Written by Naomi May
Sustainable T-shirt company Teemill is paying people to return its clothes to them in order to reverse the consumerist wave of Black Friday.
Ahead of the arrival of the most wonderful time of the year comes, arguably, one of the less wonderful times of the year, at least in the eyes of sustainable fashion stakeholders.
Black Friday, which takes place on or over the weekend of 25 November – the Friday after the American holiday of Thanksgiving – refers to the period each year when retailers offer a range of highly promoted sales. What began as an American tradition has now spread its wings to British shores, and last year alone, the UK was reported to have spent £9.4 billion over the course of the Black Friday weekend.
In a bid to counter the excessive and overly consumerist nature of the annual event, Teemill is encouraging its customers to return its products to them, in exchange for £5 credit to spend on future purchases.
The company is able to offer the initiative through its Remill process, through which they create new pieces by regenerating old collections. Remill has, according to the brand, diverted 30,000kg of organic cotton from going to landfill, saving both 1 million kg of CO2 emissions and 586 million litres of water.
“Black Friday is a symptom of how waste has been woven into the way our world works,” Teemill co-founder Mart Drake-Knight says. “Products have been designed to be thrown away, meaning the only way to create growth is to make and sell more products and create more waste. It fuels climate change and destroys nature. We built Teemill to solve that issue.”

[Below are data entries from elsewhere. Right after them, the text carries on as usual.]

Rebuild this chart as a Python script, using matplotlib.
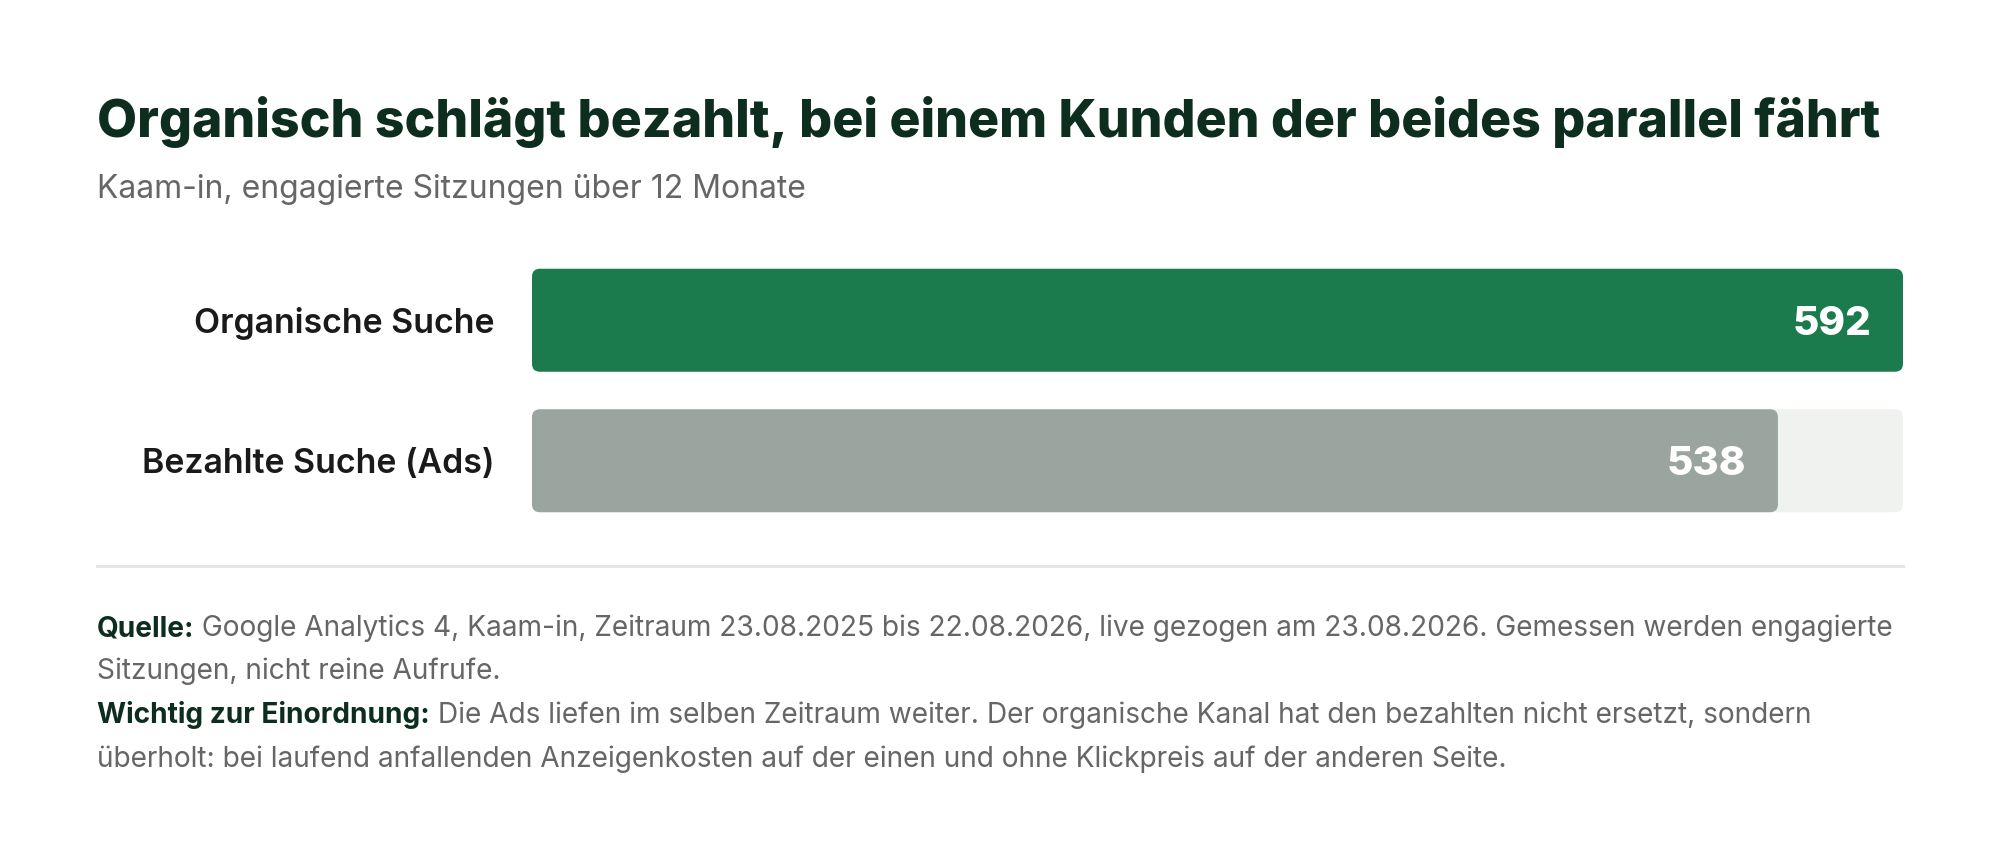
import matplotlib
matplotlib.use("Agg")
import matplotlib.pyplot as plt
from matplotlib.patches import FancyBboxPatch
from matplotlib import font_manager as fm

categories = ["Organische Suche", "Bezahlte Suche (Ads)"]
values = [592, 538]
bar_colors = ["#1b7b4c", "#9ba59f"]

title = "Organisch schlägt bezahlt, bei einem Kunden der beides parallel fährt"
subtitle = "Kaam-in, engagierte Sitzungen über 12 Monate"
notes = [
    [("Quelle:", True), ("Google Analytics 4, Kaam-in, Zeitraum 23.08.2025 bis 22.08.2026, live gezogen am 23.08.2026. Gemessen werden engagierte", False)],
    [("Sitzungen, nicht reine Aufrufe.", False)],
    [("Wichtig zur Einordnung:", True), ("Die Ads liefen im selben Zeitraum weiter. Der organische Kanal hat den bezahlten nicht ersetzt, sondern", False)],
    [("überholt: bei laufend anfallenden Anzeigenkosten auf der einen und ohne Klickpreis auf der anderen Seite.", False)],
]

W, H, DPI = 2000, 850, 100
plt.rcParams["font.family"] = ["Inter", "DejaVu Sans"]


def inter(fname, fallback_weight):
    for f in fm.fontManager.ttflist:
        if f.fname.split("/")[-1] == fname:
            return fm.FontProperties(fname=f.fname)
    return fm.FontProperties(family="Inter", weight=fallback_weight)


F_XB = inter("Inter-ExtraBold.otf", "heavy")
F_B = inter("Inter-Bold.otf", "bold")
F_SB = inter("Inter-SemiBold.otf", "semibold")
F_R = inter("Inter-Regular.otf", "normal")

fig = plt.figure(figsize=(W / DPI, H / DPI), dpi=DPI)
fig.patch.set_facecolor("white")
renderer = fig.canvas.get_renderer()


def fx(px):
    return px / W


def fy(py):
    return 1 - py / H


def fit(t, target_px):
    t.set_fontsize(t.get_fontsize() * target_px / t.get_window_extent(renderer).width)


DARK = "#0d2e1f"
GREY = "#666666"

t_title = fig.text(fx(97), fy(137), title, fontproperties=F_XB, fontsize=36, color=DARK, va="baseline", ha="left")
fit(t_title, 1782)
t_sub = fig.text(fx(97), fy(198), subtitle, fontproperties=F_R, fontsize=23, color=GREY, va="baseline", ha="left")
fit(t_sub, 709)

# bar axes
left, right = 532, 1903
top, bottom = 250, 531
ax = fig.add_axes([fx(left), fy(bottom), fx(right - left), (bottom - top) / H])
ax.set_xlim(0, max(values))
ax.set_ylim(len(values) - 0.5, -0.5)
ax.axis("off")

bar_h = 0.733
px_per_x = (right - left) / max(values)
px_per_y = (bottom - top) / len(values)
radius_px = 8
mut_aspect = px_per_x / px_per_y
track_max = max(values)
style = f"round,pad=0,rounding_size={radius_px / px_per_x}"

for i, (v, c) in enumerate(zip(values, bar_colors)):
    ax.add_patch(FancyBboxPatch((0, i - bar_h / 2), track_max, bar_h, boxstyle=style,
                                mutation_aspect=mut_aspect, fc="#f0f2f0", ec="none", zorder=1))
    ax.add_patch(FancyBboxPatch((0, i - bar_h / 2), v, bar_h, boxstyle=style,
                                mutation_aspect=mut_aspect, fc=c, ec="none", zorder=2))
    ax.annotate(str(v), xy=(v, i), xytext=(-32 * 72 / DPI, 0), textcoords="offset points",
                ha="right", va="center_baseline", fontproperties=F_XB, fontsize=29, color="white", zorder=3)
    ax.annotate(categories[i], xy=(0, i), xytext=(-37 * 72 / DPI, 0), textcoords="offset points",
                ha="right", va="center_baseline", fontproperties=F_SB, fontsize=24.4, color="#1a1a1a",
                annotation_clip=False)

# separator
fig.add_artist(plt.Line2D([fx(97), fx(1903)], [fy(566), fy(566)], color="#e3e6e4", lw=2.2))

# notes
baselines = [636, 679, 723, 767]
fs_note = 20.2
for line, yb in zip(notes, baselines):
    x_px = 97
    for txt, bold in line:
        s = txt if x_px == 97 else " " + txt
        t = fig.text(fx(x_px), fy(yb), s, fontproperties=F_B if bold else F_R, fontsize=fs_note,
                     color=DARK if bold else GREY, va="baseline", ha="left")
        x_px = t.get_window_extent(renderer).x1

fig.savefig("out.png", dpi=DPI, facecolor="white")
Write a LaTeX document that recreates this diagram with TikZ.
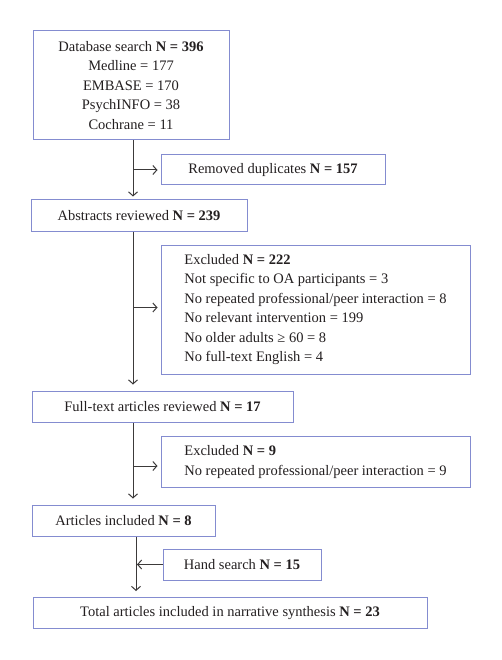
\documentclass[tikz,border=0pt]{standalone}
\usepackage{fontspec}
\setmainfont{Liberation Serif}
\usetikzlibrary{arrows.meta,calc}
\definecolor{boxblue}{RGB}{132,140,208}
\definecolor{linegrey}{RGB}{60,58,58}
\definecolor{txt}{RGB}{35,31,32}
\begin{document}
\begin{tikzpicture}[x=1pt,y=-1pt,
  box/.style={draw=boxblue,line width=1pt,inner sep=0pt,font=\fontsize{14.5}{19.5}\selectfont,text=txt,align=center},
  boxl/.style={box,align=left},
  flow/.style={draw=linegrey,line width=1pt,-{Straight Barb[length=4pt,width=9pt]}}]
\useasboundingbox[fill=white] (0,0) rectangle (501,660);
\node[box,minimum width=196pt,minimum height=109pt] (db) at (131,85.5)
  {Database search \textbf{N = 396}\\Medline = 177\\EMBASE = 170\\PsychINFO = 38\\Cochrane = 11};
\node[box,minimum width=224pt,minimum height=30pt] (rem) at (273,170)
  {Removed duplicates \textbf{N = 157}};
\node[box,minimum width=216pt,minimum height=31pt] (abs) at (139,215.5)
  {Abstracts reviewed \textbf{N = 239}};
\node[boxl,minimum width=309pt,minimum height=129pt] (exa) at (315.5,309.5)
  {Excluded \textbf{N = 222}\\Not specific to OA participants = 3\\No repeated professional/peer interaction = 8\\No relevant intervention = 199\\No older adults ≥ 60 = 8\\No full-text English = 4};
\node[box,minimum width=261pt,minimum height=31pt] (ft) at (162.5,406.5)
  {Full-text articles reviewed \textbf{N = 17}};
\node[boxl,minimum width=309pt,minimum height=50.6pt] (exb) at (315.5,462)
  {Excluded \textbf{N = 9}\\No repeated professional/peer interaction = 9};
\node[box,minimum width=183pt,minimum height=31pt] (art) at (123.5,520.5)
  {Articles included \textbf{N = 8}};
\node[box,minimum width=158pt,minimum height=31pt] (hand) at (242,564.5)
  {Hand search \textbf{N = 15}};
\node[box,minimum width=394pt,minimum height=31pt] (tot) at (230,613)
  {Total articles included in narrative synthesis \textbf{N = 23}};
% spine 1
\coordinate (s1) at ($(db.south)+(2,0)$);
\draw[flow,shorten >=3pt] (s1) -- (s1 |- abs.north);
\draw[flow,shorten >=3pt] (s1 |- rem.west) -- (rem.west);
% spine 2
\draw[flow,shorten >=6pt] (s1 |- abs.south) -- (s1 |- ft.north);
\draw[flow,shorten >=3pt] ($(s1 |- exa.west)+(0,-2)$) -- ($(exa.west)+(0,-2)$);
% spine 3
\draw[flow,shorten >=6pt] (s1 |- ft.south) -- (s1 |- art.north);
\draw[flow,shorten >=3pt] ($(s1 |- exb.west)+(0,4)$) -- ($(exb.west)+(0,4)$);
% spine 4
\coordinate (s4) at (136,0);
\draw[flow,shorten >=6pt] (s4 |- art.south) -- (s4 |- tot.north);
\draw[flow,shorten >=1pt] (hand.west) -- (s4 |- hand.west);
\end{tikzpicture}
\end{document}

The move from Teemill, which has produced T-shirts for Bella Freud and Vivienne Westwood among others, comes ahead of this year’s Black Friday, which will, once again, produce highly lucrative sales for brands across the country.
Teemill was founded in 2009 and in the years since has established a circular business model that enables burgeoning brands to effectively create and produce conscious collections. Essentially, it has streamlined the conscious fashion cycle, and in 2019, it launched its first circular collection based on regenerative cotton. The brand’s goal is to have regenerated 100 million items as part of its Remill initiative by 2027.